→ **What you need to do**
Copy out, with no alterations, the lines below running from the one containing "Write the seaborn" to the one containing "import matplotlib.pyplot as plt", inclusive at each end; pictures are omitted.

** START Supplied records **

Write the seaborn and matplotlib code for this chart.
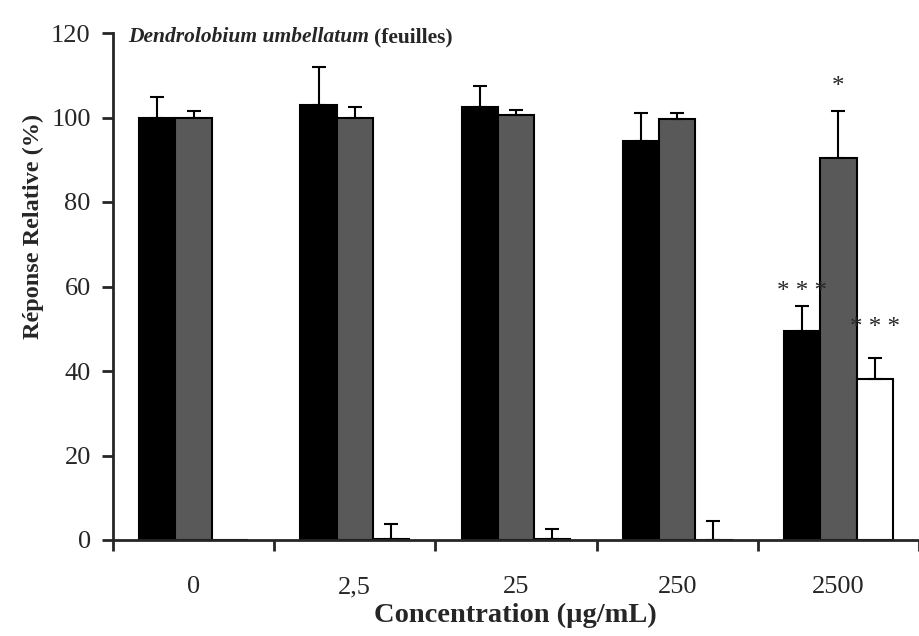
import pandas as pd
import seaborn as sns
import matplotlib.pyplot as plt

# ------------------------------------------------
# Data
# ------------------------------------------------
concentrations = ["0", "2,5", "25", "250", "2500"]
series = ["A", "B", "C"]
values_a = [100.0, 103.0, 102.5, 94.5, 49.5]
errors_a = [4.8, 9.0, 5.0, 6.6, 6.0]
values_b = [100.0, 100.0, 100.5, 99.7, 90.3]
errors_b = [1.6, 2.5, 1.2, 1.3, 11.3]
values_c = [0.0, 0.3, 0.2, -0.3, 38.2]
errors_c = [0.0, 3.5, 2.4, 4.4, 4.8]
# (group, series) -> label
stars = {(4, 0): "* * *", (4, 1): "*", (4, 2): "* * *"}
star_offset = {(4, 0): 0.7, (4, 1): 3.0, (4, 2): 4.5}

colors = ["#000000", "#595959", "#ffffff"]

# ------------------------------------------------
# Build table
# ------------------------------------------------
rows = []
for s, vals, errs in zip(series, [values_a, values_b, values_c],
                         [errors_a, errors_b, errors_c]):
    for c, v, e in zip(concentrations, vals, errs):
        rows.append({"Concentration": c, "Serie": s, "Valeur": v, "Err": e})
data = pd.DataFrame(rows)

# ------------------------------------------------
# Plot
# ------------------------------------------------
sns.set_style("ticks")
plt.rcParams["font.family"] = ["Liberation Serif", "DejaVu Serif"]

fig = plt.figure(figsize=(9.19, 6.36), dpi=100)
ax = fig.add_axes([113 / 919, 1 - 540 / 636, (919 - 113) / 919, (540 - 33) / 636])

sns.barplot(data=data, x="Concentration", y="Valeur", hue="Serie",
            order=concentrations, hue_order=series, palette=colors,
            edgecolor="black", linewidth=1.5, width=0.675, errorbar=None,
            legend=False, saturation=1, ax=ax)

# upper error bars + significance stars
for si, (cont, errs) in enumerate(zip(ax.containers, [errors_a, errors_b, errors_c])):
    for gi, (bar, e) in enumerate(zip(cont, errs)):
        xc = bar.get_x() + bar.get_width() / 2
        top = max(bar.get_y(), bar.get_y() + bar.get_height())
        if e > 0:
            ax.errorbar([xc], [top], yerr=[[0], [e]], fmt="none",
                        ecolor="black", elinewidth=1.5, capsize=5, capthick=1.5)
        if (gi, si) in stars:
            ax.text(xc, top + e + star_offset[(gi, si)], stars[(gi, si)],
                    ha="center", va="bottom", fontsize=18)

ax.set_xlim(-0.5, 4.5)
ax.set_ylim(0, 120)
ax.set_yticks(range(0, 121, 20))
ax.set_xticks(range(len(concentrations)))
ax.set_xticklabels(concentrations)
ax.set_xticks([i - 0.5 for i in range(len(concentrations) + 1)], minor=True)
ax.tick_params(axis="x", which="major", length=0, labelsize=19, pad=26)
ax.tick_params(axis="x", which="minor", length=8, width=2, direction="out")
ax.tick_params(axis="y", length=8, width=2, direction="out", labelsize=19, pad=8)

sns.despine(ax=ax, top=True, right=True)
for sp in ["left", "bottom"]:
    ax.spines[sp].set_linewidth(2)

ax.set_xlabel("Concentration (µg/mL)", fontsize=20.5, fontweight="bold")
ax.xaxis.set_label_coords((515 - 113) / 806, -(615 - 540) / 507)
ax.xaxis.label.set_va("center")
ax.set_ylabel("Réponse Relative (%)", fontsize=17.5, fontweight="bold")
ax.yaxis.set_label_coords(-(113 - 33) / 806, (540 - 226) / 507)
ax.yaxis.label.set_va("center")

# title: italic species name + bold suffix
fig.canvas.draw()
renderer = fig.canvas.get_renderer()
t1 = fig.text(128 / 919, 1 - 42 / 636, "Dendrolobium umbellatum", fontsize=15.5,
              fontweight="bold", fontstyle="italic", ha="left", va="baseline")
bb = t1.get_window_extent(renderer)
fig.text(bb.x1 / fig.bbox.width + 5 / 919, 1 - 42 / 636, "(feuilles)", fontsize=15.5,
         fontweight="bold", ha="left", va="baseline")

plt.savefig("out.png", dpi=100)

** END Supplied records **
** START Supplied records **

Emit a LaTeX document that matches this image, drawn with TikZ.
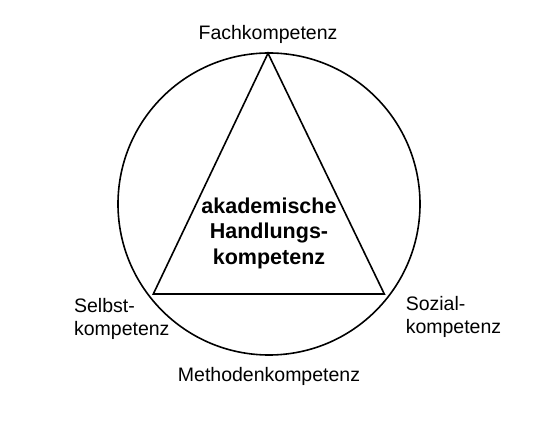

** END Supplied records **

→ **The solution**
Write the seaborn and matplotlib code for this chart.
import pandas as pd
import seaborn as sns
import matplotlib.pyplot as plt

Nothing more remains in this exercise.